Home | About | Sematext search-lucene.com search-hadoop.com
 Search Hadoop and all its subprojects:

Switch to Threaded View
Kafka, mail # user - Re: is it possible to commit offsets on a per stream basis?


Copy link to this message
-
Re: is it possible to commit offsets on a per stream basis?
Neha Narkhede 2013-09-07, 19:09
>> Can I create multiple connectors, and have each use the same Regex
for the TopicFilter?  Will each connector share the set of available
topics?  Is this safe to do?

>> Or is it necessary to create mutually non-intersecting regex's for each
connector?

As long as each of those consumer connectors share the same group id, Kafka
consumer rebalancing should automatically re-distribute the
topic/partitions amongst the consumer connectors/streams evenly.

Thanks,
Neha
On Mon, Sep 2, 2013 at 1:35 PM, Jason Rosenberg <[EMAIL PROTECTED]> wrote:

> Will this work if we are using a TopicFilter, that can map to multiple
> topics.  Can I create multiple connectors, and have each use the same Regex
> for the TopicFilter?  Will each connector share the set of available
> topics?  Is this safe to do?
>
> Or is it necessary to create mutually non-intersecting regex's for each
> connector?
>
> It seems I have a similar issue.  I have been using auto commit mode, but
> it doesn't guarantee that all messages committed have been successfully
> processed (seems a change to the connector itself might expose a way to use
> auto offset commit, and have it never commit a message until it is
> processed).  But that would be a change to the
> ZookeeperConsumerConnector....Essentially, it would be great if after
> processing each message, we could mark the message as 'processed', and thus
> use that status as the max offset to commit when the auto offset commit
> background thread wakes up each time.
>
> Jason
>
>
> On Thu, Aug 29, 2013 at 11:58 AM, Yu, Libo <[EMAIL PROTECTED]> wrote:
>
> > Thanks, Neha.
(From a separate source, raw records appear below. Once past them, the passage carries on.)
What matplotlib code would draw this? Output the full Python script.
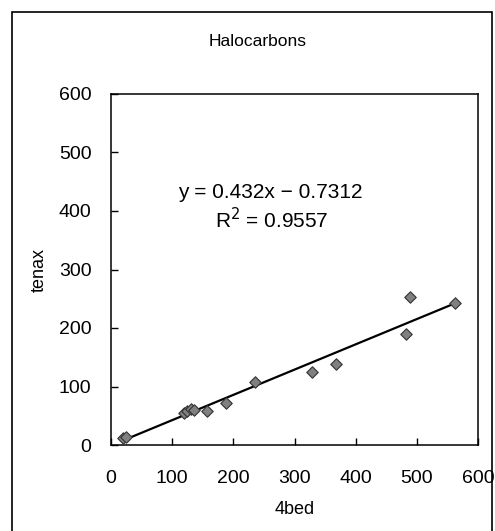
import numpy as np
import matplotlib.pyplot as plt
from matplotlib.patches import Rectangle

plt.rcParams['font.family'] = ['Liberation Sans', 'DejaVu Sans']

# data (4bed vs tenax)
bed4 = [20, 25, 120, 125, 130, 135, 157, 188, 236, 329, 368, 483, 489, 562]
tenax = [12, 14, 55, 58, 62, 60, 58, 72, 107, 124, 138, 190, 253, 242]
slope = 0.432
intercept = -0.7312
r2 = 0.9557
ticks = [0, 100, 200, 300, 400, 500, 600]

W, H = 495, 531
fig = plt.figure(figsize=(W / 100, H / 100), dpi=100)
ax = fig.add_axes([111 / W, 1 - 445 / H, (478 - 111) / W, (445 - 94) / H])

# outer frame (clipped at right/bottom like the scan)
fig.patches.append(Rectangle((12 / W, -0.01), (492 - 12) / W, 1 - 12 / H + 0.01,
                             transform=fig.transFigure, fill=False,
                             edgecolor='black', linewidth=1.2))

xs = np.array([min(bed4), max(bed4)])
ax.plot(xs, slope * xs + intercept, color='black', linewidth=1.6, zorder=2)
ax.scatter(bed4, tenax, marker='D', s=34, color='#808080',
           edgecolor='#333333', linewidth=0.8, zorder=3)

ax.set_xlim(0, 600)
ax.set_ylim(0, 600)
ax.set_xticks(ticks)
ax.set_yticks(ticks)
ax.tick_params(direction='in', length=5, width=1, labelsize=14)
ax.tick_params(axis='x', pad=18)
ax.tick_params(axis='y', pad=14)
for s in ax.spines.values():
    s.set_linewidth(1.1)

ax.set_xlabel('4bed', fontsize=13, labelpad=10)
ax.set_ylabel('tenax', fontsize=13, labelpad=8)

fig.text(258 / W, 1 - 42 / H, 'Halocarbons', ha='center', va='center', fontsize=12.5)
fig.text(270 / W, 1 - 192 / H, 'y = 0.432x − 0.7312', ha='center', va='center', fontsize=15)
fig.text(272 / W, 1 - 220 / H, 'R$^2$ = 0.9557', ha='center', va='center', fontsize=15)

fig.savefig('out.png', dpi=100)
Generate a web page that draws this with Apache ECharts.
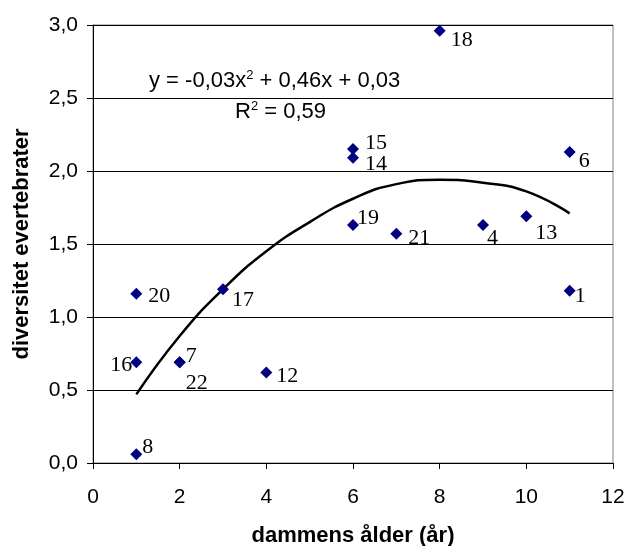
<!DOCTYPE html>
<html>
<head>
<meta charset="utf-8">
<script src="https://cdn.jsdelivr.net/npm/echarts@6/dist/echarts.min.js"></script>
<style>
  html, body { margin: 0; padding: 0; background: #fff; }
  #main { width: 626px; height: 546px; }
</style>
</head>
<body>
<div id="main"></div>
<script>
// pond ids, age of pond (years) and invertebrate diversity
const pondIds = ["1", "4", "6", "7", "8", "12", "13", "14", "15", "16", "17", "18", "19", "20", "21", "22"];
const ages = [11, 9, 11, 2, 1, 4, 10, 6, 6, 1, 3, 8, 6, 1, 7, 2];
const diversity = [1.18, 1.63, 2.13, 0.69, 0.06, 0.62, 1.69, 2.09, 2.15, 0.69, 1.19, 2.96, 1.63, 1.16, 1.57, 0.69];

// polynomial trendline as drawn in the picture
const trendX = [1, 2, 3, 4, 5, 6, 7, 8, 9, 10, 11];
const trendY = [0.47, 0.87, 1.19, 1.45, 1.65, 1.81, 1.91, 1.94, 1.92, 1.86, 1.71];

// where each id label sits relative to its marker: [dx, dy, align]
const labelPos = {
  "1": [5, 5], "4": [4, 13], "6": [9, 9], "7": [6, -6], "8": [6, -7],
  "12": [10, 4], "13": [9, 17], "14": [12, 6], "15": [12, -6], "16": [-4, 3, "right"],
  "17": [9, 11], "18": [11, 9], "19": [4, -7], "20": [12, 3], "21": [12, 4], "22": [6, 21]
};

const half = 6;
const points = ages.map(function (a, i) {
  const p = labelPos[pondIds[i]];
  return {
    value: [a, diversity[i]],
    label: {
      show: true,
      formatter: pondIds[i],
      position: [p[0] + half, p[1] + half],
      align: p[2] || "left",
      verticalAlign: "middle"
    }
  };
});

const sansFont = "'Liberation Sans', Arial, sans-serif";
const serifFont = "'Liberation Serif', 'Times New Roman', serif";

const chart = echarts.init(document.getElementById("main"), null, { renderer: "canvas" });
chart.setOption({
  animation: false,
  backgroundColor: "#fff",
  grid: {
    left: 93, right: 13, top: 25, bottom: 83,
    outerBoundsMode: "none",
    show: true, borderColor: "#808080", borderWidth: 1
  },
  xAxis: {
    type: "value",
    min: 0, max: 12, interval: 2,
    name: "dammens ålder (år)",
    nameLocation: "middle",
    nameGap: 62,
    nameTextStyle: { fontFamily: sansFont, fontWeight: "bold", fontSize: 22, color: "#000" },
    axisLine: { show: true, lineStyle: { color: "#000", width: 1 } },
    axisTick: { show: true, length: 6, lineStyle: { color: "#000" } },
    axisLabel: { fontFamily: sansFont, fontSize: 21, color: "#000", margin: 24 },
    splitLine: { show: false }
  },
  yAxis: {
    type: "value",
    min: 0, max: 3, interval: 0.5,
    name: "diversitet evertebrater",
    nameLocation: "middle",
    nameGap: 60,
    nameTextStyle: { fontFamily: sansFont, fontWeight: "bold", fontSize: 22, color: "#000" },
    axisLine: { show: true, lineStyle: { color: "#000", width: 1 } },
    axisTick: { show: true, length: 6, lineStyle: { color: "#000" } },
    axisLabel: {
      fontFamily: sansFont, fontSize: 21, color: "#000", margin: 15,
      formatter: function (v) { return v.toFixed(1).replace(".", ","); }
    },
    splitLine: { show: true, lineStyle: { color: "#000", width: 1 } }
  },
  series: [
    {
      type: "scatter",
      symbol: "diamond",
      symbolSize: [12, 12],
      itemStyle: { color: "#000080", opacity: 1 },
      label: { fontFamily: serifFont, fontSize: 22, color: "#000" },
      data: points,
      z: 3
    },
    {
      type: "line",
      smooth: true,
      symbol: "none",
      lineStyle: { color: "#000", width: 2.5 },
      data: trendX.map(function (x, i) { return [x, trendY[i]]; }),
      z: 2
    }
  ],
  graphic: [
    {
      type: "text", left: 149, top: 69,
      style: {
        text: "y = -0,03x{sup|2} + 0,46x + 0,03",
        fontFamily: sansFont, fontSize: 22, fill: "#000",
        rich: { sup: { fontFamily: sansFont, fontSize: 13, padding: [0, 0, 10, 0] } }
      }
    },
    {
      type: "text", left: 235, top: 100,
      style: {
        text: "R{sup|2} = 0,59",
        fontFamily: sansFont, fontSize: 22, fill: "#000",
        rich: { sup: { fontFamily: sansFont, fontSize: 13, padding: [0, 0, 10, 0] } }
      }
    }
  ]
});
window.onresize = function () { chart.resize(); };
</script>
</body>
</html>
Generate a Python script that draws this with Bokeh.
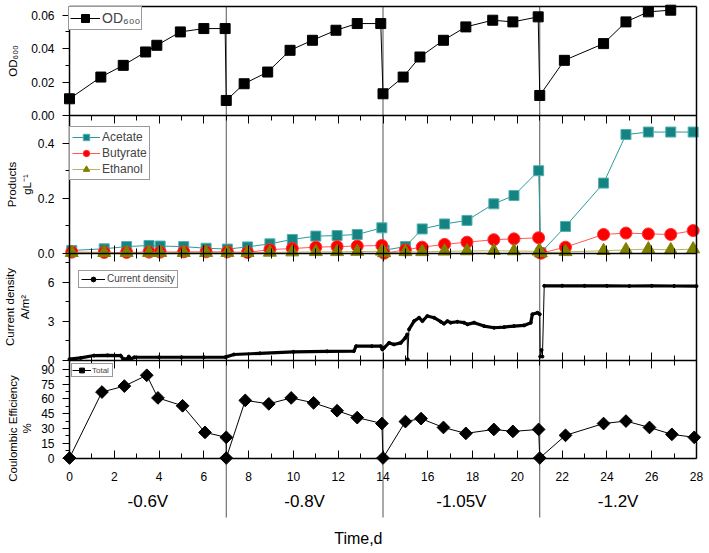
import numpy as np
from bokeh.plotting import figure
from bokeh.models import (Range1d, FixedTicker, PrintfTickFormatter, LinearAxis,
                          Legend, LegendItem)
from bokeh.embed import file_html
from bokeh.resources import INLINE
from bokeh.core.properties import value

FONT = "Liberation Sans"

# ---------------- data ----------------
switch_days = [7, 14, 21]
phase_edges = [0, 7, 14, 21, 28]
potentials = ["-0.6V", "-0.8V", "-1.05V", "-1.2V"]
x_ticks = list(range(0, 29, 2))
x_minor = list(range(1, 28, 2))

od_days = [0.0, 1.4, 2.4, 3.4, 3.9, 4.95, 6.0, 6.95, 7.0, 7.8, 8.85, 9.85, 10.85,
           11.9, 12.85, 13.9, 14.0, 14.9, 15.65, 16.7, 17.7, 18.9, 19.8, 20.93,
           21.0, 22.1, 23.85, 24.85, 25.85, 26.85]
od_vals = [0.010, 0.023, 0.030, 0.038, 0.042, 0.050, 0.052, 0.052, 0.009, 0.019,
           0.026, 0.039, 0.045, 0.051, 0.055, 0.055, 0.013, 0.023, 0.035, 0.045,
           0.053, 0.057, 0.056, 0.059, 0.012, 0.033, 0.043, 0.056, 0.062, 0.063]

prod_days = [0.1, 1.55, 2.55, 3.55, 4.05, 5.1, 6.1, 7.05, 7.95, 8.95, 9.95, 11.0,
             11.95, 12.85, 13.95, 14.05, 15.0, 15.75, 16.75, 17.75, 18.95, 19.85,
             20.95, 21.05, 22.15, 23.85, 24.85, 25.85, 26.85, 27.85]
acetate = [0.011, 0.017, 0.025, 0.029, 0.027, 0.025, 0.019, 0.016, 0.024, 0.035,
           0.051, 0.063, 0.065, 0.069, 0.093, 0.012, 0.025, 0.089, 0.107, 0.120,
           0.180, 0.210, 0.300, 0.003, 0.098, 0.255, 0.431, 0.440, 0.440, 0.440]
butyrate = [0.005, 0.004, 0.004, 0.005, 0.005, 0.006, 0.006, 0.006, 0.004, 0.014,
            0.018, 0.023, 0.025, 0.027, 0.029, 0.001, 0.013, 0.023, 0.033, 0.041,
            0.050, 0.053, 0.057, 0.001, 0.023, 0.069, 0.074, 0.071, 0.069, 0.083]
ethanol = [0.003, 0.003, 0.003, 0.003, 0.003, 0.003, 0.003, 0.003, 0.003, 0.004,
           0.005, 0.006, 0.006, 0.007, 0.008, 0.002, 0.006, 0.006, 0.008, 0.009,
           0.010, 0.009, 0.008, 0.002, 0.006, 0.010, 0.013, 0.016, 0.013, 0.016]

# current density samples
cd_days = [0.0, 0.5, 1.1, 1.7, 2.28, 2.4, 2.6, 2.65, 2.75, 2.9, 4.0, 5.0, 6.0, 6.97,
           7.0, 7.34, 8.5, 10.0, 11.5, 12.7, 12.8, 13.5, 13.9,
           13.97, 14.05, 14.27, 14.49, 14.79, 15.0, 15.08, 15.1, 15.16, 15.39, 15.61,
           15.76, 15.98, 16.28, 16.58, 16.72, 16.88, 17.02, 17.32, 17.62, 17.77,
           18.07, 18.51, 18.96, 19.41, 19.85, 20.3, 20.6, 20.67, 20.9, 21.0,
           21.02, 21.08, 21.12, 21.2, 22.0, 23.0, 24.0, 25.0, 26.0, 27.0, 28.0]
cd_vals = [0.1, 0.2, 0.38, 0.4, 0.38, 0.12, 0.15, 0.3, 0.12, 0.25, 0.25, 0.25, 0.25,
           0.26,
           0.28, 0.46, 0.55, 0.66, 0.7, 0.72, 1.1, 1.1, 1.1,
           0.85, 0.97, 1.35, 1.23, 1.35, 1.74, 2.0, 0.1, 2.38, 3.02, 3.28,
           3.02, 3.41, 3.28, 2.97, 2.82, 3.02, 2.9, 2.97, 2.9, 2.77,
           2.9, 2.64, 2.51, 2.56, 2.64, 2.69, 2.9, 3.54, 3.66, 3.54,
           0.3, 0.8, 0.3, 5.72, 5.73, 5.72, 5.72, 5.71, 5.72, 5.71, 5.70]
# isolated readings joined to the trace only by a thin connector
cd_thin_days = [15.1, 21.02, 21.08, 21.12]

ce_days = [0.0, 1.45, 2.45, 3.45, 3.95, 5.05, 6.05, 7.0, 7.0, 7.85, 8.9, 9.9, 10.9,
           11.95, 12.85, 13.95, 14.0, 15.0, 15.7, 16.7, 17.7, 18.95, 19.8, 20.95,
           21.0, 22.15, 23.85, 24.85, 25.9, 26.9, 27.9]
ce_vals = [0, 67, 73, 84, 61, 53, 26, 21, 0, 58.5, 55, 61, 56, 48, 41, 35, 0, 37,
           40, 31, 25, 29, 27, 29, 0, 23, 35, 37.5, 31, 24, 21]

# ---------------- geometry (pixels from the top-left of the canvas) ----------------
W, H = 707, 551
LEFT = 69
FRAME_W = 627
X0, X1 = 0, 28
scale = FRAME_W / (X1 - X0)
BANDS = {"od": (6, 115), "prod": (115, 253), "cd": (253, 360), "ce": (360, 457.5)}
SEP_COLOR = "#555555"


def fy(px):
    return H - px


def band_range(y0, y1, band):
    top, bottom = band
    B, T = H - bottom, H - top
    k = (y1 - y0) / (T - B)
    return Range1d(y0 - B * k, y0 + (H - B) * k), k, B


p = figure(width=W, height=H,
           x_range=Range1d(X0 - LEFT / scale, X0 + (W - LEFT) / scale),
           y_range=Range1d(0, H), x_axis_type=None, y_axis_type=None,
           min_border=0, outline_line_color=None, output_backend="svg",
           toolbar_location=None, background_fill_color="white",
           border_fill_color="white")
p.grid.visible = False

specs = {"od": (0, 0.0652), "prod": (0, 0.5), "cd": (0, 8.2), "ce": (0, 99)}
maps = {}
for name, (y0, y1) in specs.items():
    rng, k, B = band_range(y0, y1, BANDS[name])
    p.extra_y_ranges[name] = rng
    maps[name] = (k, B, y0)

# ---- frame borders ----
top_px, bot_px = BANDS["od"][0], BANDS["ce"][1]
for side, loc in (("left", X0), ("right", X1)):
    p.add_layout(LinearAxis(fixed_location=loc, bounds=(fy(bot_px), fy(top_px)),
                            ticker=FixedTicker(ticks=[]), axis_line_width=1.5,
                            major_tick_in=0, major_tick_out=0), side)


def hline_ticks(px, t_in, t_out, line=True):
    # horizontal boundary with inward tick marks (no labels)
    for i, (ticks, length) in enumerate(((x_ticks, 8), (x_minor, 5))):
        ax = LinearAxis(fixed_location=fy(px), bounds=(X0, X1),
                        ticker=FixedTicker(ticks=[], minor_ticks=ticks),
                        minor_tick_in=length if t_in else 0,
                        minor_tick_out=length if t_out else 0,
                        major_tick_in=0, major_tick_out=0, minor_tick_line_width=1,
                        axis_line_width=1.5,
                        axis_line_color="black" if (line and i == 0) else None)
        p.add_layout(ax, "below")


hline_ticks(BANDS["od"][0], False, False)
hline_ticks(BANDS["od"][1], False, True)
hline_ticks(BANDS["prod"][1], True, True)
hline_ticks(BANDS["cd"][1], True, True)

# bottom axis with tick labels
p.add_layout(LinearAxis(fixed_location=fy(bot_px), bounds=(X0, X1),
                        ticker=FixedTicker(ticks=x_ticks, minor_ticks=x_minor),
                        major_tick_in=8, major_tick_out=0, minor_tick_in=5,
                        minor_tick_out=0, axis_line_width=1.5,
                        major_label_standoff=14, major_label_text_font=FONT,
                        major_label_text_font_size="12px",
                        major_label_text_color="black"), "below")


def y_axis(name, yticks, yminor, fmt, label, lab_standoff, label_center_px=None):
    k, B, y0 = maps[name]
    lo, hi = specs[name]
    if label_center_px is not None:
        # stretch the (invisible) rule so the title is centred where the reference has it
        lo = y0 + ((H - (2 * label_center_px - BANDS[name][0])) - B) * k
    ax = LinearAxis(y_range_name=name, fixed_location=X0, bounds=(lo, hi),
                    ticker=FixedTicker(ticks=yticks, minor_ticks=yminor),
                    formatter=PrintfTickFormatter(format=fmt),
                    major_tick_out=7, major_tick_in=0, minor_tick_out=4,
                    minor_tick_in=0, major_label_standoff=8,
                    major_label_text_font=FONT, major_label_text_font_size="12px",
                    major_label_text_color="black", axis_line_color=None,
                    axis_label=label, axis_label_standoff=lab_standoff,
                    axis_label_text_font=FONT, axis_label_text_font_size="11.5px",
                    axis_label_text_font_style="normal",
                    axis_label_text_color="black")
    p.add_layout(ax, "left")


y_axis("od", [0, 0.02, 0.04, 0.06], [0.01, 0.03, 0.05], "%.2f", "OD₆₀₀", 9)
y_axis("prod", [0, 0.2, 0.4], [0.1, 0.3], "%.1f", "Products\ngL⁻¹", 2)
y_axis("cd", [0, 3, 6], [1.5, 4.5, 7.5], "%d", "Current density\nA/m²", 14)
y_axis("ce", list(range(0, 91, 15)), [7.5 + 15 * i for i in range(6)], "%d",
       "Coulombic Efficiency\n%", 5, label_center_px=428)

# ---- separators between potentials ----
p.segment(x0=switch_days, y0=[fy(top_px)] * len(switch_days), x1=switch_days,
          y1=[fy(517)] * len(switch_days), line_color=SEP_COLOR, line_width=1)


def add_legend(items, loc_px, font_size, glyph_w, glyph_h, padding, standoff):
    lg = Legend(items=[LegendItem(label=l, renderers=r) for l, r in items])
    x, bottom_px = loc_px
    lg.location = (x, H - bottom_px)
    lg.label_text_font = FONT
    lg.label_text_font_size = font_size
    lg.glyph_width = glyph_w
    lg.glyph_height = glyph_h
    lg.label_height = glyph_h
    lg.padding = padding
    lg.spacing = 0
    lg.margin = 0
    lg.label_standoff = standoff
    lg.border_line_color = "#333333"
    lg.border_line_width = 1
    lg.background_fill_alpha = 1
    p.add_layout(lg)


# ---- panel 1: OD600 ----
r1 = p.line(od_days, od_vals, y_range_name="od", line_color="black", line_width=1)
r2 = p.scatter(od_days, od_vals, y_range_name="od", marker="square", size=10,
               color="black")
add_legend([("OD₆₀₀", [r1, r2])], (LEFT - 1, 29.5), "14px", 30, 20, 1, 2)

# ---- panel 2: products ----
a1 = p.line(prod_days, acetate, y_range_name="prod", line_color="#2b9a9a", line_width=1)
a2 = p.scatter(prod_days, acetate, y_range_name="prod", marker="square", size=10,
               fill_color="#168383", line_color="#4fb0b0")
b1 = p.line(prod_days, butyrate, y_range_name="prod", line_color="#ff5a5a", line_width=1)
b2 = p.scatter(prod_days, butyrate, y_range_name="prod", marker="circle", size=12,
               fill_color="#ff0000", line_color="#ff3030")
e1 = p.line(prod_days, ethanol, y_range_name="prod", line_color="#b5b560", line_width=1)
e2 = p.scatter(prod_days, ethanol, y_range_name="prod", marker="triangle", size=13,
               fill_color="#808000", line_color="#808000")
add_legend([("Acetate", [a1, a2]), ("Butyrate", [b1, b2]), ("Ethanol", [e1, e2])],
           (LEFT, 180), "12px", 28, 16, 2, 2)

# ---- panel 3: current density ----
band_vals = [np.nan if d in cd_thin_days else v for d, v in zip(cd_days, cd_vals)]
c1 = p.line(cd_days, cd_vals, y_range_name="cd", line_color="black", line_width=1)
p.line(cd_days, band_vals, y_range_name="cd", line_color="black", line_width=3.2)
c2 = p.scatter(cd_days, cd_vals, y_range_name="cd", marker="circle", size=3,
               color="black")
add_legend([("Current density", [c1, c2])], (LEFT + 9, 287.5), "10px", 24, 12, 2, 2)

# ---- panel 4: coulombic efficiency ----
d1 = p.line(ce_days, ce_vals, y_range_name="ce", line_color="black", line_width=1)
d2 = p.scatter(ce_days, ce_vals, y_range_name="ce", marker="square",
               angle=np.pi / 4, size=9, color="black")
add_legend([("Total", [d1, d2])], (LEFT + 2, 377), "8px", 19, 12, 0, 1)

# ---- potentials and axis title ----
centers = [(a + b) / 2 for a, b in zip(phase_edges[:-1], phase_edges[1:])]
p.text(x=centers, y=[fy(501)] * len(centers), text=potentials,
       text_align="center", text_baseline="middle", text_font=value(FONT),
       text_font_size=value("17px"), text_color="black")
p.text(x=[12.9], y=[fy(538)], text=["Time,d"], text_align="center",
       text_baseline="middle", text_font=value(FONT),
       text_font_size=value("16px"), text_color="black")

open("out.html", "w").write(file_html(p, INLINE))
That is a great answer.
> >
> > Regards,
> >
> > Libo
> >
> >
> > -----Original Message-----
> > From: Neha Narkhede [mailto:[EMAIL PROTECTED]]
> > Sent: Thursday, August 29, 2013 1:55 PM
> > To: [EMAIL PROTECTED]
> > Subject: Re: is it possible to commit offsets on a per stream basis?
> >
> > 1 We can create multiple connectors. From each connector create only one
> > stream.
> > 2 Use a single thread for a stream. In this case, the connector in each
> > thread can commit freely without any dependence on the other threads.  Is
> > this the right way to go? Will it introduce any dead lock when multiple
> > connectors commit at the same time?
> >
> > This is a better approach as there is no complex locking involved.
> >
> > Thanks,
> > Neha
> >
> >
> > On Thu, Aug 29, 2013 at 10:28 AM, Yu, Libo <[EMAIL PROTECTED]> wrote:
> >
> > > Hi team,
> > >
> > > This is our current use case:
> > > Assume there is a topic with multiple partitions.
> > > 1 Create a connector first and create multiple streams from the
> > > connector for a topic.
> > > 2 Create multiple threads, one for each stream. You can assume the
> > > thread's job is to save the message into the database.
> > > 3 When it is time to commit offsets, all threads have to synchronize
> > > on a barrier before committing the offsets. This is to ensure no
> > > message loss in case of process crash.
> > >
> > > As all threads need to synchronize before committing, it is not
> > efficient.
> > > This is a workaround:
> > >
> > > 1 We can create multiple connectors. From each connector create only
> > > one stream.
> > > 2 Use a single thread for a stream. In this case, the connector in
> > > each thread can commit freely without any dependence on the other
> > > threads.  Is this the right way to go? Will it introduce any dead lock
> > > when multiple connectors commit at the same time?
> > >
> > > It would be great to allow committing on a per stream basis.
> > >
> > > Regards,
> > >
> > > Libo
> > >
> > >
> >
>